The 2026 Roth IRA contribution limit is $7,500 for people under 50. I max the Roth IRA before putting additional money into the taxable brokerage account because the tax-free growth advantage in the Roth is worth using before opening taxable accounts.
My current contribution priority: employer 401k match first. Then Roth IRA to the $7,500 limit. Then additional 401k contributions above the match. Then taxable brokerage for anything beyond that.
If you are not already investing and want to start, Fidelity has no account minimums and no fees on index fund trades. You can open a Roth IRA or brokerage account in about 10 minutes. Open a Fidelity account here (affiliate link).
The Answer to Should I Max Out My 401k
Yes, if your financial fundamentals are in order. Emergency fund covered, high-interest debt gone, employer match captured. After those three are handled, every additional dollar you contribute to your 401k before 35 is worth disproportionately more than the same dollar contributed after 35.

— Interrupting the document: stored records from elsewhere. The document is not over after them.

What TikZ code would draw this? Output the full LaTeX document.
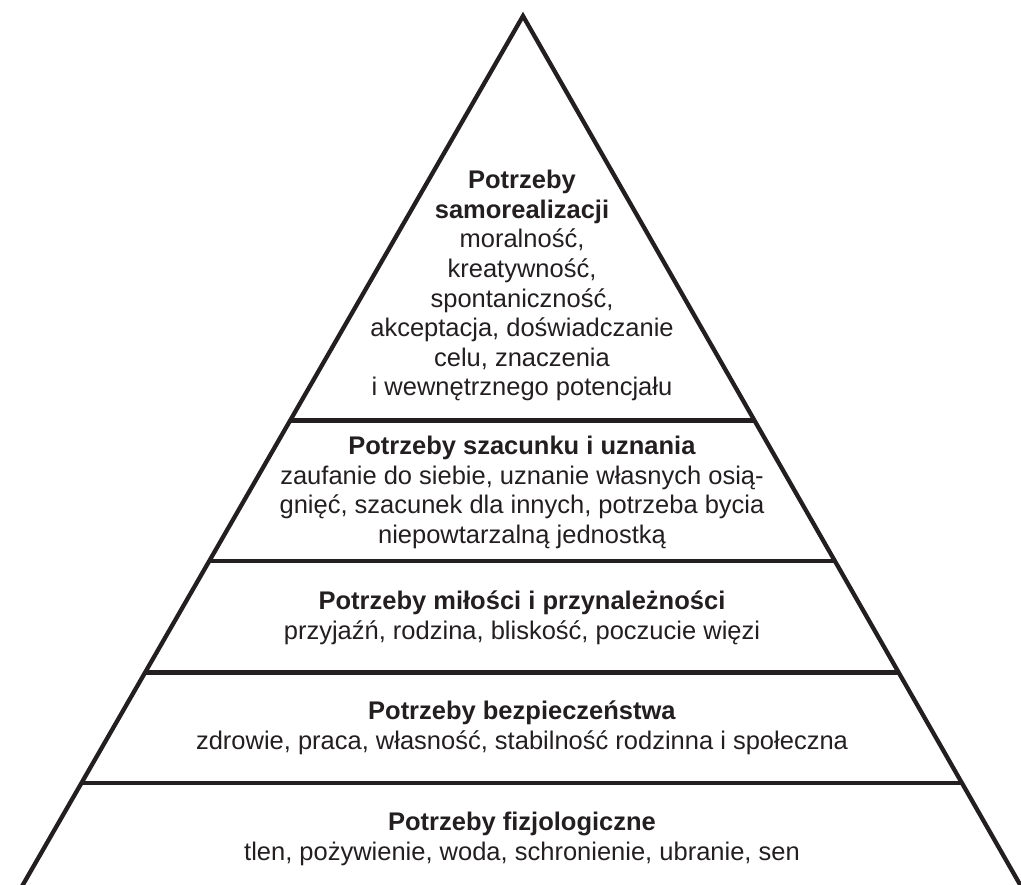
\documentclass[tikz,border=0pt]{standalone}
\usepackage{fontspec}
\setmainfont{Liberation Sans}
\usetikzlibrary{calc}
\definecolor{ink}{HTML}{231F20}
\tikzset{
  edge/.style={draw=ink, line width=4.3pt, line join=miter},
  lvl/.style={align=center, text=ink, inner sep=0pt, font=\fontsize{25.5}{29.6}\selectfont},
}
\begin{document}
\begin{tikzpicture}[x=1pt,y=-1pt]
\useasboundingbox (0,0) rectangle (1021,885);
\clip (0,0) rectangle (1021,885);
\coordinate (apex) at (523,16);
\coordinate (bl) at (17,895);
\coordinate (br) at (1026,895);
\draw[edge] (bl) -- (apex) -- (br);
\foreach \t/\n in {0.4603/a,0.6204/b,0.7468/c,0.8728/d}{
  \coordinate (l\n) at ($(apex)!\t!(bl)$);
  \coordinate (r\n) at ($(apex)!\t!(br)$);
  \draw[edge] (l\n) -- (r\n);
}
\node[lvl, anchor=north] (t1) at (522,170) {\textbf{Potrzeby}\\\textbf{samorealizacji}\\moralność,\\kreatywność,\\spontaniczność,\\akceptacja, doświadczanie\\celu, znaczenia\\i wewnętrznego potencjału};
\node[lvl, anchor=north] (t2) at (522,436) {\textbf{Potrzeby szacunku i uznania}\\zaufanie do siebie, uznanie własnych osią-\\gnięć, szacunek dla innych, potrzeba bycia\\niepowtarzalną jednostką};
\node[lvl, anchor=north] (t3) at (522,591) {\textbf{Potrzeby miłości i przynależności}\\przyjaźń, rodzina, bliskość, poczucie więzi};
\node[lvl, anchor=north] (t4) at (522,701) {\textbf{Potrzeby bezpieczeństwa}\\zdrowie, praca, własność, stabilność rodzinna i społeczna};
\node[lvl, anchor=north] (t5) at (522,812) {\textbf{Potrzeby fizjologiczne}\\tlen, pożywienie, woda, schronienie, ubranie, sen};
\end{tikzpicture}
\end{document}
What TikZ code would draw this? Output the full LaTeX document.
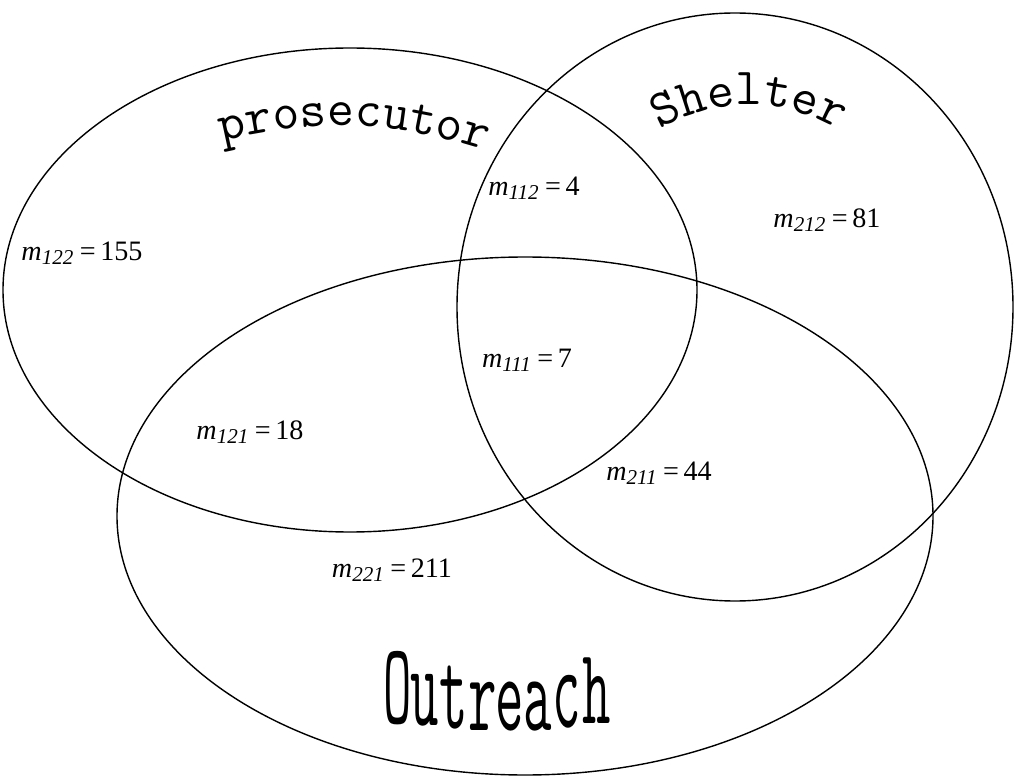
\documentclass[tikz,border=0pt]{standalone}
\usepackage{fontspec}
\usetikzlibrary{decorations.text}
\newfontfamily\countfont{Liberation Serif}
\newcommand{\mcount}[2]{\textit{m}\textsubscript{\textit{#1}}\,=\,#2}

\tikzset{
  setline/.style={line width=0.4pt},
  countlabel/.style={font=\countfont\fontsize{8}{10}\selectfont,inner sep=0pt},
  outletter/.style={font=\ttfamily\fontsize{15.7}{18}\selectfont,inner sep=0pt,anchor=base},
}

\begin{document}
\begin{tikzpicture}
  \useasboundingbox (0,0) rectangle (10.19,7.76);
  % the three sets
  \coordinate (pcen) at (3.50,4.86);
  \coordinate (scen) at (7.35,4.69);
  \coordinate (ocen) at (5.25,2.60);
  \draw[setline] (pcen) ellipse [x radius=3.47, y radius=2.42];
  \draw[setline] (scen) ellipse [x radius=2.78, y radius=2.94];
  \draw[setline] (ocen) ellipse [x radius=4.08, y radius=2.59];

  % curved titles
  \coordinate (pros-l) at (2.10,6.32);
  \coordinate (pros-r) at (4.97,6.22);
  \path[decorate,decoration={text along path,text align=center,
        text={|\ttfamily\fontsize{14.8}{17}\selectfont|prosecutor}}]
    (pros-l) to[bend left=16] (pros-r);
  \coordinate (shel-l) at (6.48,6.40);
  \coordinate (shel-r) at (8.50,6.40);
  \path[decorate,decoration={text along path,text align=center,
        text={|\ttfamily\fontsize{14.8}{17}\selectfont|Shelter}}]
    (shel-l) to[bend left=32] (shel-r);
  \foreach \chr/\x/\b/\s [count=\i] in {O/3.98/0.53/2.1, u/4.25/0.51/2.15,
      t/4.54/0.48/2.05, r/4.83/0.46/2.0, e/5.10/0.46/2.0, a/5.38/0.46/2.0,
      c/5.67/0.49/2.15, h/5.97/0.53/1.95}
    \node[outletter,yscale=\s] (out\i) at (\x,\b) {\chr};

  % cell counts
  \node[countlabel] (m122) at (0.82,5.23) {\mcount{122}{155}};
  \node[countlabel] (m112) at (5.34,5.88) {\mcount{112}{4}};
  \node[countlabel] (m212) at (8.27,5.56) {\mcount{212}{81}};
  \node[countlabel] (m111) at (5.27,4.16) {\mcount{111}{7}};
  \node[countlabel] (m121) at (2.50,3.44) {\mcount{121}{18}};
  \node[countlabel] (m211) at (6.59,3.03) {\mcount{211}{44}};
  \node[countlabel] (m221) at (3.92,2.06) {\mcount{221}{211}};
\end{tikzpicture}
\end{document}
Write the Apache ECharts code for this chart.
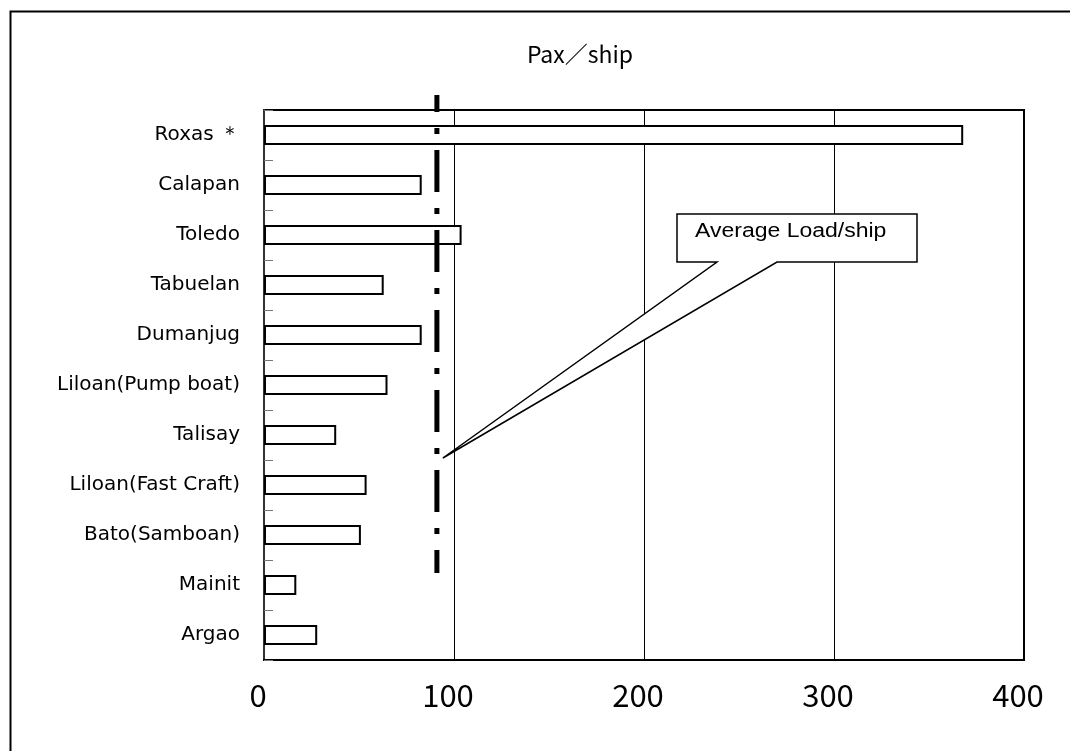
<!DOCTYPE html>
<html>
<head>
<meta charset="utf-8">
<script src="https://cdn.jsdelivr.net/npm/echarts@6/dist/echarts.min.js"></script>
<style>
html,body{margin:0;padding:0;background:#fff;}
#chart{width:1070px;height:751px;}
</style>
</head>
<body>
<div id="chart"></div>
<script>
var categories = ['Roxas ＊','Calapan','Toledo','Tabuelan','Dumanjug','Liloan(Pump boat)','Talisay','Liloan(Fast Craft)','Bato(Samboan)','Mainit','Argao'];
var paxPerShip = [368, 83, 104, 63, 83, 65, 38, 54, 51, 17, 28];
var averageLoad = 91;
var xTicks = [0, 100, 200, 300, 400];
var avgLineSpan = [11.3, 1.74];

var jp = '"Noto Sans CJK JP", "Noto Sans", sans-serif';
var chart = echarts.init(document.getElementById('chart'), null, {renderer: 'canvas'});

var option = {
  backgroundColor: '#fff',
  animation: false,
  title: {
    text: 'Pax／ship',
    left: 575, top: 38, textAlign: 'center',
    textStyle: {fontFamily: jp, fontSize: 23, fontWeight: 'normal', color: '#000'}
  },
  grid: {left: 264, right: 46, top: 110, bottom: 91, show: true, borderColor: '#000', borderWidth: 2, backgroundColor: 'transparent'},
  xAxis: {
    type: 'value', min: xTicks[0], max: xTicks[xTicks.length - 1], interval: 100,
    axisLine: {show: true, lineStyle: {color: '#000', width: 2}},
    axisTick: {show: false},
    splitLine: {show: true, lineStyle: {color: '#000', width: 1}},
    axisLabel: {margin: 20, fontFamily: jp, fontSize: 31, color: '#000', padding: [0, 12, 0, 0]}
  },
  yAxis: [{
    type: 'category', data: categories, inverse: true,
    axisLine: {show: true, lineStyle: {color: '#333', width: 2}},
    axisTick: {show: true, inside: true, length: 9, lineStyle: {color: '#777', width: 1}},
    splitLine: {show: false},
    axisLabel: {margin: 24, fontFamily: '"DejaVu Sans", sans-serif', fontSize: 20, color: '#000'}
  }, {
    type: 'value', min: 0, max: 11, show: false, splitLine: {show: false}
  }],
  series: [{
    type: 'bar', data: paxPerShip, barWidth: '40%',
    itemStyle: {color: '#fff', borderColor: '#000', borderWidth: 2},
    silent: true
  }, {
    type: 'line', yAxisIndex: 1, clip: false, symbol: 'none', silent: true,
    data: [[averageLoad, avgLineSpan[0]], [averageLoad, avgLineSpan[1]]],
    lineStyle: {color: '#000', width: 5, type: [42, 16, 6, 16], dashOffset: 25, cap: 'butt'},
    z: 5
  }]
};
chart.setOption(option);

var tip = chart.convertToPixel({xAxisIndex: 0, yAxisIndex: 1}, [averageLoad, 4.04]);
var tx = tip[0] + 6, ty = tip[1];
chart.setOption({
  graphic: [{
    type: 'rect', left: 8, top: 9, silent: true, z: 0,
    shape: {x: 0, y: 0, width: 1200, height: 900},
    style: {fill: 'none', stroke: '#000', lineWidth: 2}
  }, {
    type: 'polygon', silent: true, z: 10,
    shape: {points: [[677, 214], [917, 214], [917, 262], [777, 262], [tx, ty], [717, 262], [677, 262]]},
    style: {fill: '#fff', stroke: '#000', lineWidth: 1.5}
  }, {
    type: 'text', silent: true, z: 11, x: 695, y: 221, scaleX: 1.15,
    style: {text: 'Average Load/ship', fontFamily: '"Liberation Sans", Arial, sans-serif', fontSize: 20, fill: '#000'}
  }]
});
</script>
</body>
</html>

The $1.6 million gap between starting at 25 and starting at 30 is not built from willpower. It is built from five years of contributions that had a longer runway to compound. You either use the runway or you do not. There is no making it up later.
I am not maxing out my 401k right now because our household situation does not allow it. What I am doing is contributing above the match, maxing the Roth IRA, and understanding exactly what every year of delay costs in final account value. That clarity makes the decision feel less like discipline and more like arithmetic.
I am not a licensed financial advisor. This article is for educational purposes only. All projections use 7% average annual return as a historical approximation only. Actual returns will vary. 401k and IRA contribution limits are set annually by the IRS and subject to change. Consult a licensed financial professional before making retirement planning decisions.